Mniej pozłoty, więcej prawdy
Za nami promocja kolejnego numeru raciborskiego „Almanachu Prowincjonalnego”. Gościem specjalnym wieczoru był Przemysław Dakowicz, wybitny poeta i naukowiec. O pamięci, historii, poezji i Żołnierzach Wyklętych rozmawiał z nim Marek Rapnicki.
W druku ukazał się 27. numer „Almanachu Prowincjonalnego” – półrocznika literacko-kulturalnego wydawanego w Raciborskim Centrum Kultury od 2005 roku.

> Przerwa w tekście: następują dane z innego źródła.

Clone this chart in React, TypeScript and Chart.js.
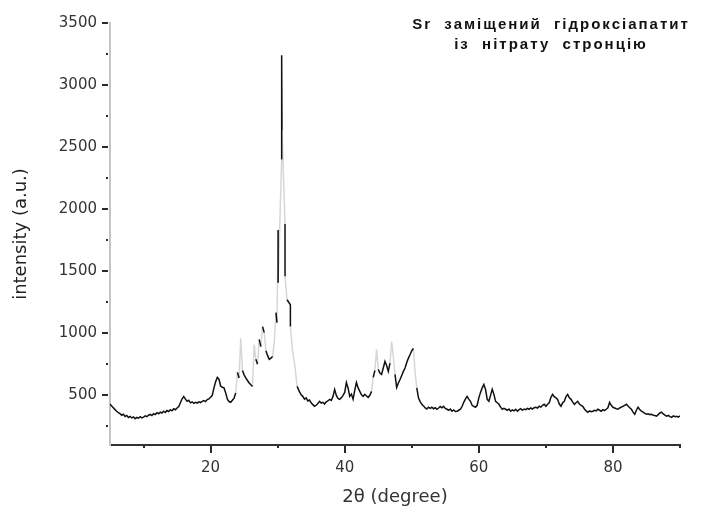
import React, { useEffect, useRef } from 'react';
import { Chart, registerables } from 'chart.js';

Chart.register(...registerables);

// 2θ positions (degrees)
const twoTheta = [
  5, 5.25, 5.5, 5.75, 6, 6.25, 6.5, 6.75, 7, 7.25, 7.5, 7.75, 8, 8.25, 8.5, 8.75, 9, 9.25, 9.5, 9.75,
  10, 10.25, 10.5, 10.75, 11, 11.25, 11.5, 11.75, 12, 12.25, 12.5, 12.75, 13, 13.25, 13.5, 13.75, 14, 14.25, 14.5, 14.75,
  15, 15.25, 15.5, 15.75, 16, 16.25, 16.5, 16.75, 17, 17.25, 17.5, 17.75, 18, 18.25, 18.5, 18.75, 19, 19.25, 19.5, 19.75,
  20, 20.25, 20.5, 20.75, 21, 21.25, 21.5, 21.75, 22, 22.25, 22.5, 22.75, 23, 23.25, 23.5, 23.75, 24, 24.25, 24.5, 24.75,
  25, 25.25, 25.5, 25.75, 26, 26.25, 26.5, 26.75, 27, 27.25, 27.5, 27.75, 28, 28.25, 28.5, 28.75, 29, 29.25, 29.5, 29.75,
  29.9, 30.07, 30.07, 30.6, 30.6, 30.65, 31.1, 31.1, 31.4, 31.9, 31.9, 32.2, 32.6, 32.9, 33.25, 33.5, 33.75, 34, 34.25, 34.5, 34.75,
  35, 35.25, 35.5, 35.75, 36, 36.25, 36.5, 36.75, 37, 37.25, 37.5, 37.75, 38, 38.25, 38.5, 38.75, 39, 39.25, 39.5, 39.75,
  40, 40.25, 40.5, 40.75, 41, 41.25, 41.5, 41.75, 42, 42.25, 42.5, 42.75, 43, 43.25, 43.5, 43.75, 44, 44.25, 44.5, 44.75,
  45, 45.25, 45.5, 45.75, 46, 46.25, 46.5, 46.75, 47, 47.25, 47.5, 47.75, 48, 48.25, 48.5, 48.75, 49, 49.25, 49.5, 49.75,
  50, 50.25, 50.5, 50.75, 51, 51.25, 51.5, 51.75, 52, 52.25, 52.5, 52.75, 53, 53.25, 53.5, 53.75, 54, 54.25, 54.5, 54.75,
  55, 55.25, 55.5, 55.75, 56, 56.25, 56.5, 56.75, 57, 57.25, 57.5, 57.75, 58, 58.25, 58.5, 58.75, 59, 59.25, 59.5, 59.75,
  60, 60.25, 60.5, 60.75, 61, 61.25, 61.5, 61.75, 62, 62.25, 62.5, 62.75, 63, 63.25, 63.5, 63.75, 64, 64.25, 64.5, 64.75,
  65, 65.25, 65.5, 65.75, 66, 66.25, 66.5, 66.75, 67, 67.25, 67.5, 67.75, 68, 68.25, 68.5, 68.75, 69, 69.25, 69.5, 69.75,
  70, 70.25, 70.5, 70.75, 71, 71.25, 71.5, 71.75, 72, 72.25, 72.5, 72.75, 73, 73.25, 73.5, 73.75, 74, 74.25, 74.5, 74.75,
  75, 75.25, 75.5, 75.75, 76, 76.25, 76.5, 76.75, 77, 77.25, 77.5, 77.75, 78, 78.25, 78.5, 78.75, 79, 79.25, 79.5, 79.75,
  80, 80.25, 80.5, 80.75, 81, 81.25, 81.5, 81.75, 82, 82.25, 82.5, 82.75, 83, 83.25, 83.5, 83.75, 84, 84.25, 84.5, 84.75,
  85, 85.25, 85.5, 85.75, 86, 86.25, 86.5, 86.75, 87, 87.25, 87.5, 87.75, 88, 88.25, 88.5, 88.75, 89, 89.25, 89.5, 89.75,
  90,
];

// intensity (a.u.)
const intensity = [
  430, 415, 400, 385, 372, 360, 352, 340, 348, 330, 338, 322, 330, 318, 326, 312, 322, 316, 328, 318,
  325, 335, 328, 340, 346, 338, 352, 345, 360, 352, 365, 358, 372, 362, 378, 370, 384, 375, 392, 384,
  398, 410, 440, 472, 490, 470, 452, 460, 440, 448, 436, 444, 438, 448, 442, 452, 458, 450, 466, 472,
  484, 500, 560, 610, 645, 630, 575, 565, 560, 520, 470, 450, 444, 460, 478, 520, 685, 640, 960, 700,
  665, 640, 620, 600, 585, 572, 910, 790, 750, 950, 893, 1054, 1005, 860, 820, 790, 800, 813, 933, 1166,
  1086, 1833, 1407, 2400, 3240, 2640, 1880, 1460, 1270, 1230, 1054, 870, 725, 572, 530, 505, 492, 470, 480, 455, 462,
  440, 425, 412, 420, 435, 452, 438, 444, 430, 448, 455, 468, 460, 490, 548, 500, 475, 468, 480, 500,
  524, 604, 560, 492, 510, 468, 540, 604, 560, 532, 505, 492, 508, 495, 484, 500, 532, 645, 700, 870,
  709, 680, 669, 720, 773, 740, 693, 760, 933, 813, 669, 564, 600, 628, 660, 693, 720, 765, 800, 829,
  860, 877, 685, 560, 480, 450, 428, 415, 398, 390, 405, 395, 404, 392, 400, 388, 398, 410, 400, 412,
  395, 388, 380, 390, 372, 382, 370, 372, 380, 388, 410, 444, 470, 492, 470, 452, 420, 412, 404, 420,
  480, 524, 560, 588, 548, 468, 452, 500, 548, 508, 452, 440, 428, 405, 388, 395, 388, 380, 390, 372,
  382, 375, 388, 372, 385, 392, 380, 390, 385, 395, 388, 398, 390, 400, 404, 398, 412, 405, 420, 428,
  412, 428, 440, 484, 508, 490, 480, 468, 430, 412, 440, 452, 490, 508, 480, 468, 445, 428, 440, 452,
  430, 420, 412, 390, 375, 364, 375, 368, 372, 380, 375, 388, 380, 372, 385, 378, 388, 400, 444, 420,
  404, 398, 392, 388, 398, 405, 412, 420, 428, 415, 400, 388, 365, 348, 380, 404, 385, 372, 365, 355,
  348, 352, 345, 348, 340, 338, 332, 345, 358, 364, 350, 340, 332, 338, 328, 323, 335, 328, 332, 325,
  335,
];

const xTickValues = [10, 20, 30, 40, 50, 60, 70, 80, 90];
const xLabelValues = [20, 40, 60, 80];
const yTickValues = [250, 500, 750, 1000, 1250, 1500, 1750, 2000, 2250, 2500, 2750, 3000, 3250, 3500];
const yLabelValues = [500, 1000, 1500, 2000, 2500, 3000, 3500];
const xRange = [5, 90];
const yRange = [100, 3500];

const titleLines = ['Sr  заміщений  гідроксіапатит', 'із  нітрату  стронцію'];
const xAxisTitle = '2θ (degree)';
const yAxisTitle = 'intensity (a.u.)';

const decorPlugin = {
  id: 'decor',
  afterDraw(chart: any) {
    const ctx = chart.ctx as CanvasRenderingContext2D;
    const xs = chart.scales.x;
    const ys = chart.scales.y;
    const { left, bottom } = chart.chartArea;
    ctx.save();
    ctx.fillStyle = '#2a2a2a';
    for (const t of ys.ticks) {
      const py = Math.round(ys.getPixelForValue(t.value));
      if (yLabelValues.includes(t.value)) ctx.fillRect(left - 8, py - 1, 6, 2);
      else ctx.fillRect(left - 4, py - 1, 2, 2);
    }
    for (const t of xs.ticks) {
      const px = Math.round(xs.getPixelForValue(t.value));
      if (xLabelValues.includes(t.value)) ctx.fillRect(px - 1, bottom + 1, 2, 7);
      else ctx.fillRect(px - 1, bottom + 1, 2, 2);
    }
    ctx.font = 'bold 15px "Liberation Sans", Arial, sans-serif';
    ctx.textAlign = 'center';
    ctx.textBaseline = 'alphabetic';
    ctx.fillStyle = '#111';
    (ctx as any).letterSpacing = '2px';
    titleLines.forEach((s, i) => ctx.fillText(s, 551, 29 + i * 20));
    ctx.restore();
  },
};

export default function App() {
  const ref = useRef<HTMLCanvasElement | null>(null);
  useEffect(() => {
    document.body.style.margin = '0';
    const canvas = ref.current;
    if (!canvas) return;
    const data = twoTheta.map((x, i) => ({ x, y: intensity[i] }));
    const tickFont = { family: '"DejaVu Sans", sans-serif', size: 15 };
    const titleFont = { family: '"DejaVu Sans", sans-serif', size: 18 };
    const chart = new Chart(canvas, {
      type: 'line',
      data: {
        datasets: [
          {
            data,
            borderColor: '#111',
            borderWidth: 1.5,
            pointRadius: 0,
            tension: 0,
            fill: false,
            segment: {
              borderColor: (c: any) => {
                const dx = Math.abs(c.p1.x - c.p0.x);
                const dy = Math.abs(c.p1.y - c.p0.y);
                if (dx > 0.5 && dy > 14 && dy > 4 * dx) return 'rgba(0,0,0,0.16)';
                return undefined;
              },
            },
          },
        ],
      },
      options: {
        animation: false,
        responsive: false,
        devicePixelRatio: 1,
        layout: { padding: { left: 0, right: 24, top: 23, bottom: 0 } },
        plugins: { legend: { display: false }, tooltip: { enabled: false } },
        scales: {
          x: {
            type: 'linear',
            min: xRange[0],
            max: xRange[1],
            afterBuildTicks: (s: any) => {
              s.ticks = xTickValues.map((v) => ({ value: v }));
            },
            afterFit: (s: any) => {
              s.height = 65;
            },
            ticks: {
              autoSkip: false,
              maxRotation: 0,
              padding: 14,
              color: '#333',
              font: tickFont,
              callback: (v: any) => (xLabelValues.includes(v) ? String(v) : ''),
            },
            grid: { display: true, drawOnChartArea: false, drawTicks: false, color: 'rgba(0,0,0,0)' },
            border: { display: true, color: '#333', width: 2 },
            title: {
              display: true,
              text: xAxisTitle,
              color: '#333',
              font: titleFont,
              padding: { top: 0, bottom: 2 },
            },
          },
          y: {
            type: 'linear',
            min: yRange[0],
            max: yRange[1],
            afterBuildTicks: (s: any) => {
              s.ticks = yTickValues.map((v) => ({ value: v }));
            },
            afterFit: (s: any) => {
              s.width = 110;
            },
            ticks: {
              autoSkip: false,
              padding: 13,
              color: '#333',
              font: tickFont,
              callback: (v: any) => (yLabelValues.includes(v) ? String(v) : ''),
            },
            grid: { display: true, drawOnChartArea: false, drawTicks: false, color: 'rgba(0,0,0,0)' },
            border: { display: true, color: '#c4c4c4', width: 2 },
            title: {
              display: true,
              text: yAxisTitle,
              color: '#222',
              font: titleFont,
              padding: { top: 11, bottom: 0 },
            },
          },
        },
      },
      plugins: [decorPlugin],
    });
    return () => chart.destroy();
  }, []);
  return (
    <div style={{ width: 704, height: 510, position: 'relative' }}>
      <canvas ref={ref} width={704} height={510} />
    </div>
  );
}
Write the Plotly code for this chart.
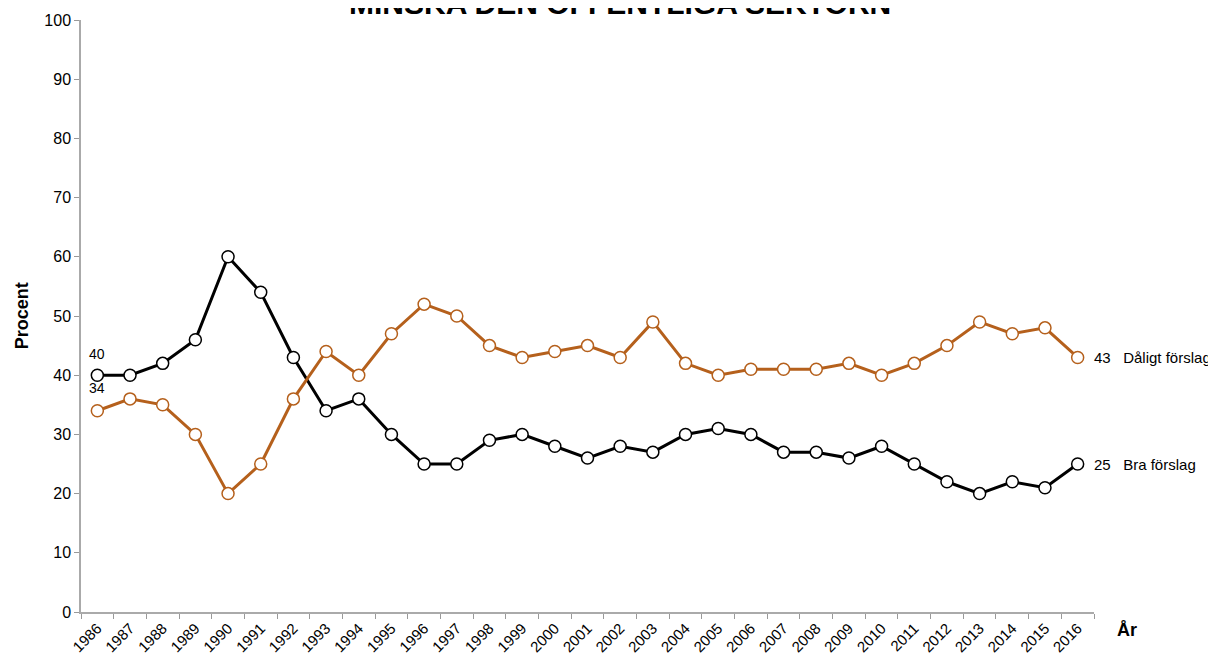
import plotly.graph_objects as go

years = [str(y) for y in range(1986, 2017)]
bra = [40, 40, 42, 46, 60, 54, 43, 34, 36, 30, 25, 25, 29, 30, 28, 26, 28, 27, 30, 31,
       30, 27, 27, 26, 28, 25, 22, 20, 22, 21, 25]
daligt = [34, 36, 35, 30, 20, 25, 36, 44, 40, 47, 52, 50, 45, 43, 44, 45, 43, 49, 42, 40,
          41, 41, 41, 42, 40, 42, 45, 49, 47, 48, 43]
y_ticks = [0, 10, 20, 30, 40, 50, 60, 70, 80, 90, 100]

BLACK = "#000000"
ORANGE = "#b5601c"
FONT = "Liberation Sans, Arial, sans-serif"

fig = go.Figure()
fig.add_trace(go.Scatter(
    x=years, y=bra, mode="lines+markers", name="Bra förslag",
    line=dict(color=BLACK, width=3),
    marker=dict(size=12, color="white", line=dict(color=BLACK, width=1.5)),
    showlegend=False, cliponaxis=False))
fig.add_trace(go.Scatter(
    x=years, y=daligt, mode="lines+markers", name="Dåligt förslag",
    line=dict(color=ORANGE, width=3),
    marker=dict(size=12, color="white", line=dict(color=ORANGE, width=1.5)),
    showlegend=False, cliponaxis=False))

first = 0
last = len(years) - 1
# start labels
fig.add_annotation(x=first, y=bra[0], text=str(bra[0]), showarrow=False,
                   yshift=21, font=dict(size=14, color="black", family=FONT))
fig.add_annotation(x=first, y=daligt[0], text=str(daligt[0]), showarrow=False,
                   yshift=23, font=dict(size=14, color="black", family=FONT))
# end labels
fig.add_annotation(x=last, y=daligt[-1], text=f"{daligt[-1]}   Dåligt förslag",
                   showarrow=False, xanchor="left", xshift=14,
                   font=dict(size=15, color="black", family=FONT))
fig.add_annotation(x=last, y=bra[-1], text=f"{bra[-1]}   Bra förslag",
                   showarrow=False, xanchor="left", xshift=14,
                   font=dict(size=15, color="black", family=FONT))

# axis titles
fig.add_annotation(xref="paper", yref="paper", x=-0.058, y=0.5, text="<b>Procent</b>",
                   textangle=-90, showarrow=False, xanchor="center", yanchor="middle",
                   font=dict(size=18, color="black", family=FONT))
fig.add_annotation(xref="paper", yref="paper", x=1.033, y=-0.03, text="<b>År</b>",
                   showarrow=False, xanchor="center", yanchor="middle",
                   font=dict(size=18, color="black", family=FONT))
# title (cut off at top as in the reference)
fig.add_annotation(xref="paper", yref="paper", x=0.532, y=1.0, yshift=17,
                   text="<b>MINSKA DEN OFFENTLIGA SEKTORN</b>",
                   showarrow=False, xanchor="center", yanchor="middle",
                   font=dict(size=30, color="black", family=FONT))

fig.update_layout(
    width=1216, height=659,
    margin=dict(l=73, r=130, t=12, b=55),
    paper_bgcolor="white", plot_bgcolor="white",
    xaxis=dict(type="category", tickson="boundaries", ticks="outside", ticklen=5,
               range=[-0.5, len(years) - 0.5], automargin=False,
               tickcolor="#999999", showline=True, linecolor="#aaaaaa", linewidth=1.5,
               showgrid=False, tickangle=-45, zeroline=False,
               tickfont=dict(size=15, color="black", family=FONT)),
    yaxis=dict(range=[0, 100], tickvals=y_ticks, ticks="outside", ticklen=5,
               automargin=False,
               tickcolor="#999999", showline=True, linecolor="#aaaaaa", linewidth=1.5,
               showgrid=False, zeroline=False, ticksuffix="    ",
               tickfont=dict(size=16, color="black", family=FONT)),
)

fig.write_html("out.html")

Promocję pisma zorganizowano w sobotni wieczór 7 kwietnia w sali kameralnej Raciborskiego Domu Kultury. Gościem specjalnym był Przemysław Dakowicz – poeta, naukowiec, pracownik Uniwersytetu Łódzkiego, autor książek, m.in. „Łączki” oraz „Kwatery zmartwychwstałej pamięci”. Publikacje te są poświęcone Kwaterze na Łączce, czyli części Cmentarza Wojskowego na Powązkach w Warszawie, gdzie potajemnie, w bezimiennych grobach, grzebano ofiary komunistycznego terroru lat 1945 – 1956.
Z Przemysławem Dakowiczem o historii i pamięci rozmawiał Marek Rapnicki, redaktor naczelny i inicjator powstania „Almanachu...”. Gość wspominał pierwsze spotkanie z prof. Krzysztofem Szwagrzykiem, który prowadził ekshumacje na Łączce. – Bardzo mnie ten temat poruszył. Miałem wielkie pragnienie napisania książki o „Łączce” – powiedział P. Dakowicz podczas promocji „Almanachu...”. Kilka lat później jako wolontariusz wziął udział w pracach na „Łączce”. Dziś poczytuje to sobie jako zaszczyt. – Mam się za człowieka szczęśliwego i wybranego – powiedział w Raciborzu. Podkreślił przy tym doniosłość przywracania pamięci o członkach antykomunistycznego powstania. Zdaniem Dakowicza, Żołnierze Wyklęci stawiają przed nami lustro, każą nam się przymierzać do wąskiego grobu w kwaterze „Ł” i pytają nas: gdzie jest Polska? Coście uczynili z naszą Polską?